Large Language Models (LLMs) have shown remarkable performance in various natural language tasks, but they often struggle with planning problems that require structured reasoning. To address this limitation, the conversion of planning problems into the Planning Domain Definition Language (PDDL) has been proposed as a potential solution, enabling the use of automated planners. However, generating accurate PDDL files typically demands human inputs or correction, which can be time-consuming and costly. In this paper, we propose a novel approach that leverages LLMs and environment feedback to automatically generate PDDL domain and problem description files without the need for human intervention. Our method introduces an iterative refinement process that generates multiple problem PDDL candidates and progressively refines the domain PDDL based on feedback obtained from interacting with the environment. To guide the refinement process, we develop an Exploration Walk (EW) metric, which provides rich feedback signals for LLMs to update the PDDL file. We evaluate our approach on PDDL environments. We achieve an average task solve rate of 66% compared to a 29% solve rate by GPT-4's intrinsic planning with chain-of-thought prompting. Our work enables the automated modeling of planning environments using LLMs and environment feedback, eliminating the need for human intervention in the PDDL translation process and paving the way for more reliable LLM agents in challenging problems. Our code is available at https://github.com/BorealisAI/llm-pddl-planning
Paper Structure (19 sections, 2 equations, 6 figures, 3 tables, 1 algorithm)
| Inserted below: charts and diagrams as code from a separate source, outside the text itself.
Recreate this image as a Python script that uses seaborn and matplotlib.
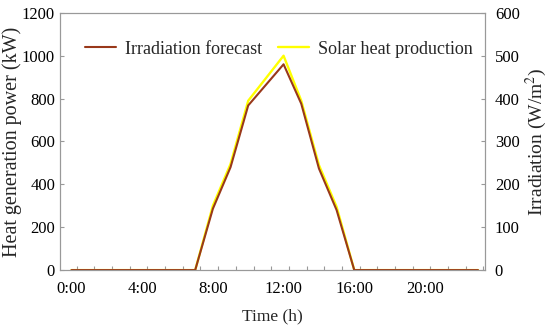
import pandas as pd
import seaborn as sns
from matplotlib import pyplot as plt
from matplotlib.lines import Line2D

hours = list(range(24))
irradiation = [0, 0, 0, 0, 0, 0, 0, 0, 143, 240, 384, 432, 480, 388, 237, 140,
               0, 0, 0, 0, 0, 0, 0, 0]
solar_heat = [0, 0, 0, 0, 0, 0, 0, 0, 300, 495, 790, 895, 1000, 790, 490, 295,
              0, 0, 0, 0, 0, 0, 0, 0]
tick_hours = [0, 4, 8, 12, 16, 20]
tick_labels = ['0:00', '4:00', '8:00', '12:00', '16:00', '20:00']

df = pd.DataFrame({'hour': hours, 'irr': irradiation, 'heat': solar_heat})

sns.set_style('white')
plt.rcParams['font.family'] = ['Liberation Serif', 'DejaVu Serif']
plt.rcParams['mathtext.fontset'] = 'stix'

brown = '#99381a'
yellow = '#ffff00'
grey = '#999999'

fig = plt.figure(figsize=(5.5, 3.29), dpi=100)
ax = fig.add_axes([0.109, 0.179, 0.773, 0.782])
ax2 = ax.twinx()

sns.lineplot(data=df, x='hour', y='heat', ax=ax, color=yellow, lw=1.7)
sns.lineplot(data=df, x='hour', y='irr', ax=ax2, color=brown, lw=1.5)

ax.set_xlim(-0.65, 23.4)
ax.set_ylim(0, 1200)
ax2.set_ylim(0, 600)
ax.set_yticks(range(0, 1201, 200))
ax2.set_yticks(range(0, 601, 100))
ax.set_xticks(tick_hours)
ax.set_xticklabels(tick_labels)
ax.set_xticks([h + 0.3 for h in hours], minor=True)

ax.set_xlabel('Time (h)', fontsize=12.5, labelpad=8)
ax.set_ylabel('Heat generation power (kW)', fontsize=14.5, labelpad=0)
ax2.set_ylabel('Irradiation (W/m$^2$)', fontsize=14, labelpad=3)

for a in (ax, ax2):
    for s in a.spines.values():
        s.set_color(grey)
        s.set_linewidth(0.8)
    a.tick_params(direction='in', colors=grey, labelcolor='black', labelsize=12,
                  length=3, width=0.8)
ax2.tick_params(axis='y', pad=7)
ax.tick_params(axis='x', which='major', length=0, pad=8)
ax.tick_params(axis='x', which='minor', direction='in', colors=grey, length=3,
               width=0.8, bottom=True)

handles = [Line2D([], [], color=brown, lw=1.5),
           Line2D([], [], color=yellow, lw=1.7)]
ax.legend(handles, ['Irradiation forecast', 'Solar heat production'],
          ncol=2, frameon=False, fontsize=13, loc='upper center',
          bbox_to_anchor=(0.515, 0.955), handlelength=1.7, handletextpad=0.5,
          columnspacing=0.9)

fig.savefig('out.png', dpi=100)
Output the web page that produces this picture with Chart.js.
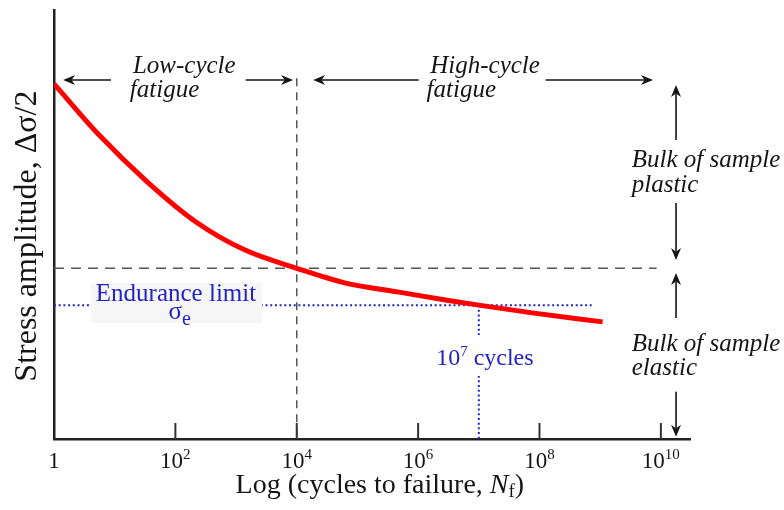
<!DOCTYPE html>
<html>
<head>
<meta charset="utf-8">
<script src="https://cdn.jsdelivr.net/npm/chart.js@4.4.1/dist/chart.umd.min.js"></script>
<style>
  html, body { margin: 0; padding: 0; background: #fff; }
  #wrap { width: 784px; height: 510px; }
</style>
</head>
<body>
<div id="wrap"><canvas id="snChart"></canvas></div>
<script>
// S-N curve, x is log10(cycles to failure), y is stress amplitude (arbitrary units)
const logCycles = [0, 0.74, 1.54, 2.34, 3.14, 4, 4.79, 5.66, 6.5, 7, 7.88, 9.04];
const stressAmp = [82.8, 70.9, 59.9, 50.6, 44.1, 39.8, 36.4, 34.3, 32.3, 31.2, 29.4, 27.3];
const tickValues = [0, 2, 4, 6, 8, 10];
const tickLabels = ['1', '10^2', '10^4', '10^6', '10^8', '10^10'];

const lowHighBoundary = 4;        // 10^4 cycles
const plasticElasticLevel = 39.8;
const enduranceLimit = 31.2;
const enduranceCycles = 7;        // 10^7 cycles
const arrowLevel = 83.7;
const dashedEnd = 9.93;
const dottedEnd = 8.86;

const SERIF = "'Liberation Serif', 'Times New Roman', serif";
const BLUE = '#2323c4';
const INK = '#151515';

const ctx = document.getElementById('snChart').getContext('2d');

function drawRich(c, parts, x, y, align) {
    let w = 0;
    parts.forEach(p => { c.font = p.font; p.w = c.measureText(p.t).width; w += p.w; });
    let cx = align === 'center' ? x - w / 2 : x;
    parts.forEach(p => {
        c.font = p.font;
        c.fillText(p.t, cx, y + (p.dy || 0));
        cx += p.w;
    });
    return w;
}

function arrow(c, x1, y1, x2, y2) {
    const a = Math.atan2(y2 - y1, x2 - x1), len = 12, hw = 5;
    c.beginPath();
    c.moveTo(x1, y1);
    c.lineTo(x2 - Math.cos(a) * len * 0.7, y2 - Math.sin(a) * len * 0.7);
    c.stroke();
    c.save();
    c.translate(x2, y2);
    c.rotate(a);
    c.beginPath();
    c.moveTo(0, 0);
    c.lineTo(-len, -hw);
    c.lineTo(-len * 0.7, 0);
    c.lineTo(-len, hw);
    c.closePath();
    c.fill();
    c.restore();
}

// arrows: [fromX, fromY, toX, toY] in data units
const arrowSpecs = [
    [0.94, arrowLevel, 0.15, arrowLevel],
    [3.16, arrowLevel, 3.94, arrowLevel],
    [6.01, arrowLevel, 4.27, arrowLevel],
    [8.10, arrowLevel, 9.87, arrowLevel],
    [10.25, 69.7, 10.25, 82.5],
    [10.25, 55.0, 10.25, 41.7],
    [10.25, 28.2, 10.25, 38.7],
    [10.25, 11.0, 10.25, 0.5]
];

const ITAL = 'italic 25px ' + SERIF;
const italicNotes = [
    ['Low-cycle', 1.30, 85.3],
    ['fatigue', 1.25, 79.7],
    ['High-cycle', 6.20, 85.3],
    ['fatigue', 6.14, 79.7],
    ['Bulk of sample', 9.52, 63.4],
    ['plastic', 9.52, 57.6],
    ['Bulk of sample', 9.52, 20.5],
    ['elastic', 9.52, 14.9]
];

const annotate = {
    id: 'annotate',
    afterDatasetsDraw(chart) {
        const c = chart.ctx;
        const area = chart.chartArea;
        const xs = chart.scales.x, ys = chart.scales.y;
        const px = v => xs.getPixelForValue(v);
        const py = v => ys.getPixelForValue(v);
        c.save();
        c.textAlign = 'left';
        c.textBaseline = 'alphabetic';

        // inward tick marks and tick labels
        c.strokeStyle = '#333';
        c.lineWidth = 2;
        c.fillStyle = INK;
        tickValues.forEach((v, i) => {
            const x = px(v);
            if (v > 0) {
                c.beginPath();
                c.moveTo(x, area.bottom);
                c.lineTo(x, area.bottom - 16);
                c.stroke();
            }
            const [base, sup] = tickLabels[i].split('^');
            const parts = [{ t: base, font: '23px ' + SERIF }];
            if (sup) parts.push({ t: sup, font: '15px ' + SERIF, dy: -9 });
            drawRich(c, parts, x, area.bottom + 29, 'center');
        });

        // axis titles
        drawRich(c, [
            { t: 'Log (cycles to failure, ', font: '28px ' + SERIF },
            { t: 'N', font: 'italic 28px ' + SERIF },
            { t: 'f', font: '19px ' + SERIF, dy: 4 },
            { t: ')', font: '28px ' + SERIF }
        ], px(5.37), area.bottom + 54, 'center');

        c.save();
        c.translate(area.left - 18, py(47.3));
        c.rotate(-Math.PI / 2);
        drawRich(c, [{ t: 'Stress amplitude, \u0394\u03c3/2', font: '32px ' + SERIF }], 0, 0, 'center');
        c.restore();

        // arrows
        c.strokeStyle = INK;
        c.fillStyle = INK;
        c.lineWidth = 1.6;
        arrowSpecs.forEach(s => arrow(c, px(s[0]), py(s[1]), px(s[2]), py(s[3])));

        // italic region notes
        c.font = ITAL;
        italicNotes.forEach(n => c.fillText(n[0], px(n[1]), py(n[2])));

        // endurance limit label with light box
        c.fillStyle = '#f6f6f6';
        c.fillRect(px(0.61), py(36.4), px(3.43) - px(0.61), py(27.0) - py(36.4));
        c.fillStyle = BLUE;
        drawRich(c, [{ t: 'Endurance limit', font: '25px ' + SERIF }], px(2.01), py(32.2), 'center');
        drawRich(c, [
            { t: '\u03c3', font: '25px ' + SERIF },
            { t: 'e', font: '20px ' + SERIF, dy: 6 }
        ], px(2.07), py(28.0), 'center');

        // 10^7 cycles label
        c.fillStyle = '#ffffff';
        c.fillRect(px(6.2), py(24.2), px(8.0) - px(6.2), py(14.7) - py(24.2));
        c.fillStyle = BLUE;
        drawRich(c, [
            { t: '10', font: '24px ' + SERIF },
            { t: '7', font: '15px ' + SERIF, dy: -9 },
            { t: ' cycles', font: '24px ' + SERIF }
        ], px(7.1), py(17.2), 'center');

        c.restore();
    }
};

new Chart(ctx, {
    type: 'line',
    data: {
        datasets: [
            {
                label: 'S-N curve',
                data: logCycles.map((v, i) => ({ x: v, y: stressAmp[i] })),
                borderColor: '#ff0000',
                borderWidth: 5,
                cubicInterpolationMode: 'monotone',
                pointRadius: 0
            },
            {
                label: 'low/high boundary',
                data: [{ x: lowHighBoundary, y: arrowLevel + 0.4 }, { x: lowHighBoundary, y: 0 }],
                borderColor: '#555',
                borderWidth: 1.5,
                borderDash: [8, 6],
                pointRadius: 0
            },
            {
                label: 'plastic/elastic',
                data: [{ x: 0, y: plasticElasticLevel }, { x: dashedEnd, y: plasticElasticLevel }],
                borderColor: '#555',
                borderWidth: 1.5,
                borderDash: [10, 7],
                pointRadius: 0
            },
            {
                label: 'endurance limit',
                data: [{ x: 0, y: enduranceLimit }, { x: dottedEnd, y: enduranceLimit }],
                borderColor: BLUE,
                borderWidth: 2,
                borderDash: [2, 2.7],
                pointRadius: 0
            },
            {
                label: '10^7 cycles',
                data: [{ x: enduranceCycles, y: enduranceLimit }, { x: enduranceCycles, y: 0 }],
                borderColor: BLUE,
                borderWidth: 2,
                borderDash: [2, 2.7],
                pointRadius: 0
            }
        ]
    },
    options: {
        responsive: true,
        maintainAspectRatio: false,
        animation: false,
        events: [],
        layout: {
            padding: { left: 54, right: 94, top: 10, bottom: 71 }
        },
        plugins: {
            legend: { display: false },
            tooltip: { enabled: false }
        },
        scales: {
            x: {
                type: 'linear',
                min: 0,
                max: 10.48,
                grid: { display: false, drawTicks: false },
                border: { display: true, color: '#222', width: 2.5 },
                ticks: { display: false }
            },
            y: {
                type: 'linear',
                min: 0,
                max: 100,
                grid: { display: false, drawTicks: false },
                border: { display: true, color: '#222', width: 2.5 },
                ticks: { display: false }
            }
        }
    },
    plugins: [annotate]
});
</script>
</body>
</html>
This paper contains 19 sections, 2 equations, 6 figures, 3 tables, 1 algorithm.

Figures (6)

  • Figure 1: Snippets of PDDL domain, problem, and plan.
  • Figure 2: (a) Effect of the number of removed terms on plan search failure. Each gray line shows the $\text{PNF}_k$ (Plan-Not-Found) metric for one environment. The red line is the average of all 15 environments. (b) Correlation between average exploration walk (EW) score and average domain difference. The $x$-axis shows how many terms each pair of domains differs in. The $y$-axis shows the average EW score over various pairs. All the domains show the average monotonicity of the EW score with respect to term difference.
  • Figure 3: Overview of our method. Right: The process begins with natural language descriptions translated into problem PDDL by the LLM (red arrows). Then a domain is generated and refined through iterative cycles involving exploration walks in the environment, interaction with a classical planner, and feedback from the LLM (blue/black arrows). Left: The iterative refinement process depicted on the right corresponds to single paths in the structures shown on the left. Each node represents a state in the refinement process, with arrows indicating problem translation (red), domain refinement (blue).
  • Figure 4: Correlation between average exploration walk score and average domain difference
  • Figure 5: Historgram of average number of lines of domains in pddl_github.